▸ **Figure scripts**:
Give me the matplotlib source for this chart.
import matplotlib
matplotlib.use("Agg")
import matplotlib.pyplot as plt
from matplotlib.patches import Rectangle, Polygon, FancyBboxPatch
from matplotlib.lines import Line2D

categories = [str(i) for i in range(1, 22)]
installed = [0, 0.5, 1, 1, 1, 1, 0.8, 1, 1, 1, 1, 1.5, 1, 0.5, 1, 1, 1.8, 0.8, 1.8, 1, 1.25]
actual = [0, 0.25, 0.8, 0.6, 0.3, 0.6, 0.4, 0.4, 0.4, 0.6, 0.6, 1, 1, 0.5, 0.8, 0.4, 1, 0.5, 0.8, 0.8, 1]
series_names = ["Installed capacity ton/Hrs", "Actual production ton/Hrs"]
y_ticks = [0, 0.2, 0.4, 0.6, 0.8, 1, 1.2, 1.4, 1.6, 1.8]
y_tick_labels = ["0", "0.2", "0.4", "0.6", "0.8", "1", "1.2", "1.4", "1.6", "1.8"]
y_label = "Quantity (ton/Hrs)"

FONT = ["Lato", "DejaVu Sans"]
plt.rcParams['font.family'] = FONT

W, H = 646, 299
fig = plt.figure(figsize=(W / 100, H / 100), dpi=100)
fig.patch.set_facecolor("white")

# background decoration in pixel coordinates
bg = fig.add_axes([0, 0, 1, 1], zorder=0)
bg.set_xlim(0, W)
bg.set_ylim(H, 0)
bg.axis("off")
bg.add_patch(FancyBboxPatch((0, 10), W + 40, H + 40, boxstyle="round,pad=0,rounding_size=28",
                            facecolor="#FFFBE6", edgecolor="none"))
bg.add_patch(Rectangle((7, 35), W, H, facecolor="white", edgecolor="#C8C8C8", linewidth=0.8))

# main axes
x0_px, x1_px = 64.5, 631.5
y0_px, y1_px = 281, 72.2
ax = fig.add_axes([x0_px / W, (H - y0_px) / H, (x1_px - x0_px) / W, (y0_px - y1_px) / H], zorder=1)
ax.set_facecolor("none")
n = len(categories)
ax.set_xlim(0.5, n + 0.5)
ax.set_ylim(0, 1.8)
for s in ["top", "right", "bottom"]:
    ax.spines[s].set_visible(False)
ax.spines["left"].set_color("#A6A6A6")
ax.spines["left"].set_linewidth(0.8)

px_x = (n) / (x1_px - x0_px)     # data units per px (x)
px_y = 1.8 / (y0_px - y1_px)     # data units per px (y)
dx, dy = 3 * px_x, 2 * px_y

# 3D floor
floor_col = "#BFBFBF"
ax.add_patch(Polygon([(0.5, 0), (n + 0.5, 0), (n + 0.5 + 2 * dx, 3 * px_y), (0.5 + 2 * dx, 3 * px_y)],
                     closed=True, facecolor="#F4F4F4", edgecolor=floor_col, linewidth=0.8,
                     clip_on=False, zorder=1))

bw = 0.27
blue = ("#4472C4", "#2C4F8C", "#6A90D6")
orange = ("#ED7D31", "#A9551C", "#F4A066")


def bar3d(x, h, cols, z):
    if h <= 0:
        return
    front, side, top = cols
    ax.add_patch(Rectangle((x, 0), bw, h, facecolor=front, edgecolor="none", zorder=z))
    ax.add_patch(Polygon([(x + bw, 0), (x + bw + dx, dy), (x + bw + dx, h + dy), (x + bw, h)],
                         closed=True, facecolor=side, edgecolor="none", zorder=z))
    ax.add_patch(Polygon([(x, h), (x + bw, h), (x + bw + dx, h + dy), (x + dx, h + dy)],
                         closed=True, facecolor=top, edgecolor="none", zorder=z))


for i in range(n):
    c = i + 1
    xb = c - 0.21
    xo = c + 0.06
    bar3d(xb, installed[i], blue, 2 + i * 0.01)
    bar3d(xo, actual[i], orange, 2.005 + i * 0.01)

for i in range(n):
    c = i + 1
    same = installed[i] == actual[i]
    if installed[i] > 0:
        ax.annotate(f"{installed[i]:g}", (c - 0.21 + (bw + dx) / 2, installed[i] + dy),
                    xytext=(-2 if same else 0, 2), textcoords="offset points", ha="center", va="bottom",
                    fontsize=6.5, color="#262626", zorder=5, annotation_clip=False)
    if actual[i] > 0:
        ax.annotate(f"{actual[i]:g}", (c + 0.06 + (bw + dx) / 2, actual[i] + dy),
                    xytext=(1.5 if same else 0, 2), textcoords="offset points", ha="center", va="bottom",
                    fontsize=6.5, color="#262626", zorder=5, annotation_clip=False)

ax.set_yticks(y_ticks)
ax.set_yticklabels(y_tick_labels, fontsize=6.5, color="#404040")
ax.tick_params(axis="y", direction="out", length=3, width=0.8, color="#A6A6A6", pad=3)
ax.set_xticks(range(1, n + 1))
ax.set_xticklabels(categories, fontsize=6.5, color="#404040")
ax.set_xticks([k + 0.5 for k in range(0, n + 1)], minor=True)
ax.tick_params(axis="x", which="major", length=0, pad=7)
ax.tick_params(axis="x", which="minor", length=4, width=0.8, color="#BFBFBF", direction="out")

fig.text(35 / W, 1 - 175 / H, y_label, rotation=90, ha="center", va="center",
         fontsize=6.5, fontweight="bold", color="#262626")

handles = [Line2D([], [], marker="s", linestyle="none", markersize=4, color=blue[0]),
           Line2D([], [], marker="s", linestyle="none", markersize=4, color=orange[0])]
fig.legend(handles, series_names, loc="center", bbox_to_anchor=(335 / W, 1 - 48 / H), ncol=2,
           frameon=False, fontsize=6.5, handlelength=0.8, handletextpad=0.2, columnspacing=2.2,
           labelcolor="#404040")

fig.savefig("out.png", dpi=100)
==
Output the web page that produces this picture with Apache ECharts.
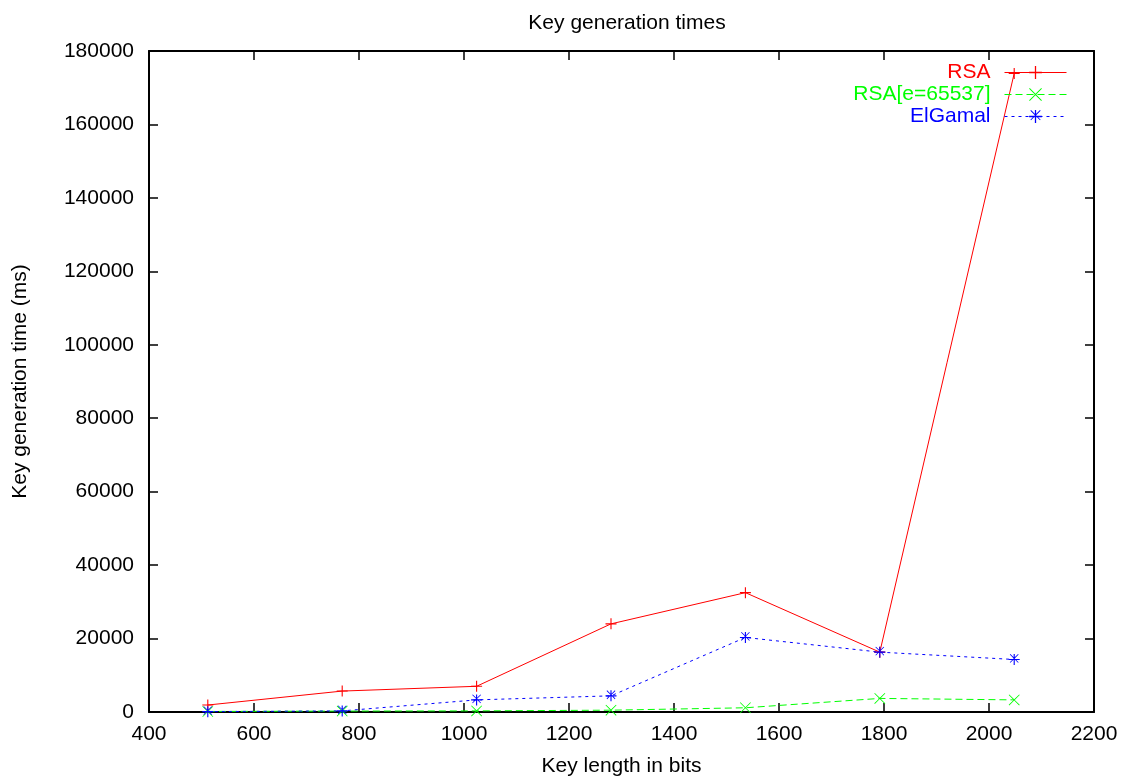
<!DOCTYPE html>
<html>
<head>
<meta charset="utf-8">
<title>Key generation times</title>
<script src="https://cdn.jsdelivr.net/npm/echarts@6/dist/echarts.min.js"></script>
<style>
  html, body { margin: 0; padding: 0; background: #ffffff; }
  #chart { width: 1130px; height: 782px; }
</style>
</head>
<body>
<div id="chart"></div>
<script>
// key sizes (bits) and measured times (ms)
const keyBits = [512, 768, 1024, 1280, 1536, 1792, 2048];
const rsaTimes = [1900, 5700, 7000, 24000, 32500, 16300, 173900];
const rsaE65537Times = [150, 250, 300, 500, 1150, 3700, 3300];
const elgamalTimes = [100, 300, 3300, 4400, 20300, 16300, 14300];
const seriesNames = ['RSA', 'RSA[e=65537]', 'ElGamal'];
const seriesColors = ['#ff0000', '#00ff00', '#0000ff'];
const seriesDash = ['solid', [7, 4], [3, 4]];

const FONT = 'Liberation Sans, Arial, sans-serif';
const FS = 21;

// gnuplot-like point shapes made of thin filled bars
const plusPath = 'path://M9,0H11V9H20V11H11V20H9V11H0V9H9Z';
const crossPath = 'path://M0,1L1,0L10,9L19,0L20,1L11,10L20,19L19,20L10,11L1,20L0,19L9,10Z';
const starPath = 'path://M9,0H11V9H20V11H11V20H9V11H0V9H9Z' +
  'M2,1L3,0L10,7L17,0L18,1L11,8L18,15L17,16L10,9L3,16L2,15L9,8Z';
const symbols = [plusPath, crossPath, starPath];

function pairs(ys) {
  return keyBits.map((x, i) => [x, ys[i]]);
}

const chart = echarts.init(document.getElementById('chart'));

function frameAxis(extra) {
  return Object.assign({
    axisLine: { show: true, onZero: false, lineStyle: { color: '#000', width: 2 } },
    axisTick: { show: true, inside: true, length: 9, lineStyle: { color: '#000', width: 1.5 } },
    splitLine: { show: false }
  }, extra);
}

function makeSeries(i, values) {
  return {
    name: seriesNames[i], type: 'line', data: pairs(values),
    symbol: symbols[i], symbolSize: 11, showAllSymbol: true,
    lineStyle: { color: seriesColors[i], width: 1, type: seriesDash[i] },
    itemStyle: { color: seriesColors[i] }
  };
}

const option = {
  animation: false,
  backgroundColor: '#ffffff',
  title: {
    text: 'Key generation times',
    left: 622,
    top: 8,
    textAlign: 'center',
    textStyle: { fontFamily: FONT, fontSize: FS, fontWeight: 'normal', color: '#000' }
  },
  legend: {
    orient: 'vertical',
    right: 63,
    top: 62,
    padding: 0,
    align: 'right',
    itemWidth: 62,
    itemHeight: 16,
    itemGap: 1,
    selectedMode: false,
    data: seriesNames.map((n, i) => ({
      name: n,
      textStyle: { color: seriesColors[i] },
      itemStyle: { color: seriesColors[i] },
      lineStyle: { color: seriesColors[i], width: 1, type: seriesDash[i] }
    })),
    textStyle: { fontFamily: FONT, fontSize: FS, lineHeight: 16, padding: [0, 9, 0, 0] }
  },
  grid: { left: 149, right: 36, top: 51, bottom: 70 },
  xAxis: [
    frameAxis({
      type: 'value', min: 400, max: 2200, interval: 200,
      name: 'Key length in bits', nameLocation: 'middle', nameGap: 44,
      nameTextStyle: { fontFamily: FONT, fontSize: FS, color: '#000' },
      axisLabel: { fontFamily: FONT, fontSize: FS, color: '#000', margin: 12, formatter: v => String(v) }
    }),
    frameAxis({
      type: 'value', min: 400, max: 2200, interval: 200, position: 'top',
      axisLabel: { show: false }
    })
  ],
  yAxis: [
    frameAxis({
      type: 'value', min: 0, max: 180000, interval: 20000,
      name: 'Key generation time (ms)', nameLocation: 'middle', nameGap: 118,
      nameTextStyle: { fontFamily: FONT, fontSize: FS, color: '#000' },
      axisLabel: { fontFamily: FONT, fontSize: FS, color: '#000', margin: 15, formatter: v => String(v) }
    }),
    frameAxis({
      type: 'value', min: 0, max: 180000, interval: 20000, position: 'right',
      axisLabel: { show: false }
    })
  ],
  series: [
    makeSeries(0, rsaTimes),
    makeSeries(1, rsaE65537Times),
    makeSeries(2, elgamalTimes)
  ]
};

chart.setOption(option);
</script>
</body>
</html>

▸ **Task details**: Go through the lines above. Select every one that has the string "matplotlib".

▸ **Full response**:
Give me the matplotlib source for this chart.
import matplotlib
matplotlib.use("Agg")
import matplotlib.pyplot as plt
from matplotlib.patches import Rectangle, Polygon, FancyBboxPatch
from matplotlib.lines import Line2D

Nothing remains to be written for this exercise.